# Hey Everybody



## Maylissa (Mar 7, 2017)

How's everyone doing? I stumbled over this site searching for marriage answers/advice. I've been in a rship for over 8yrs. Married for 4of those years. I have 4children. 2with my husband and 2from a previous rship (he passed away). My husband plays the daddy role from every angle & he treats each child the same (no favoritism). 
Things have been very rocky lately. U name it-we've fought about it.
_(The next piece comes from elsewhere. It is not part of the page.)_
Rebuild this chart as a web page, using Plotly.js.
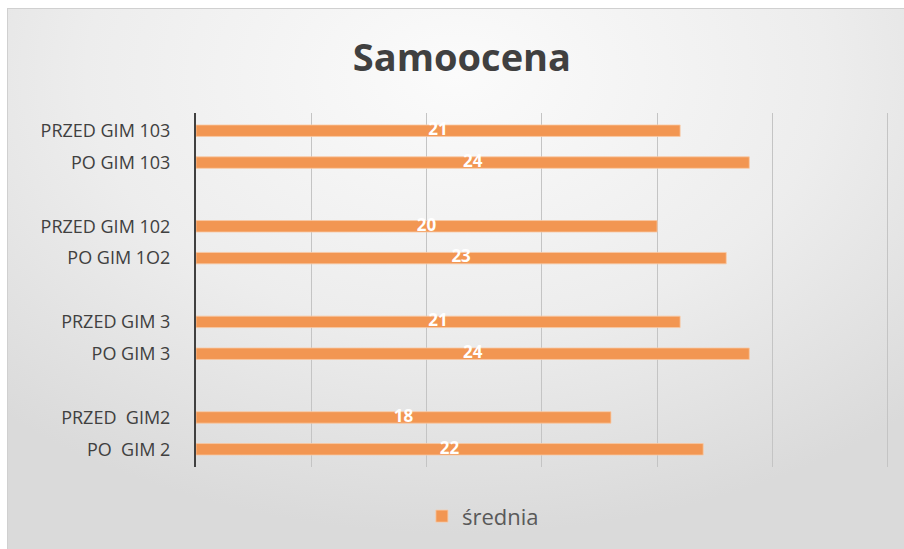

People say change is good but these changes have been anything but good. 
I'm just hoping to hear from experienced people and possibly get sum advice on what I should or could do.


----------



## Emerging Buddhist (Apr 7, 2016)

Hi Maylissa... welcome!

Change happens all around us, one of those "life in motion" moments we learn to adapt and overcome... what do you feel has contributed and how are these affecting you?


----------



## Lostinthought61 (Nov 5, 2013)

Welcome Maylissa, 

Often times the disagreement you may be having with a spouse over various things are usually be masking for what is really happening at a deeper level...perhaps you might want to help us understand when you first noticed the increase problems or issue in which you first started fighting....it isn't uncommon that bottom line of the problem stems from either finance (or lack there of), sex (one wants it the other is too tired or distracted by other things), lack of communication in a open and positive nature, family issues, the feeling of unappeciativeness by either or both spouse or a combination of those. everything else is noise.


----------



## Spicy (Jun 18, 2016)

Welcome! We look forward to getting to know you!


----------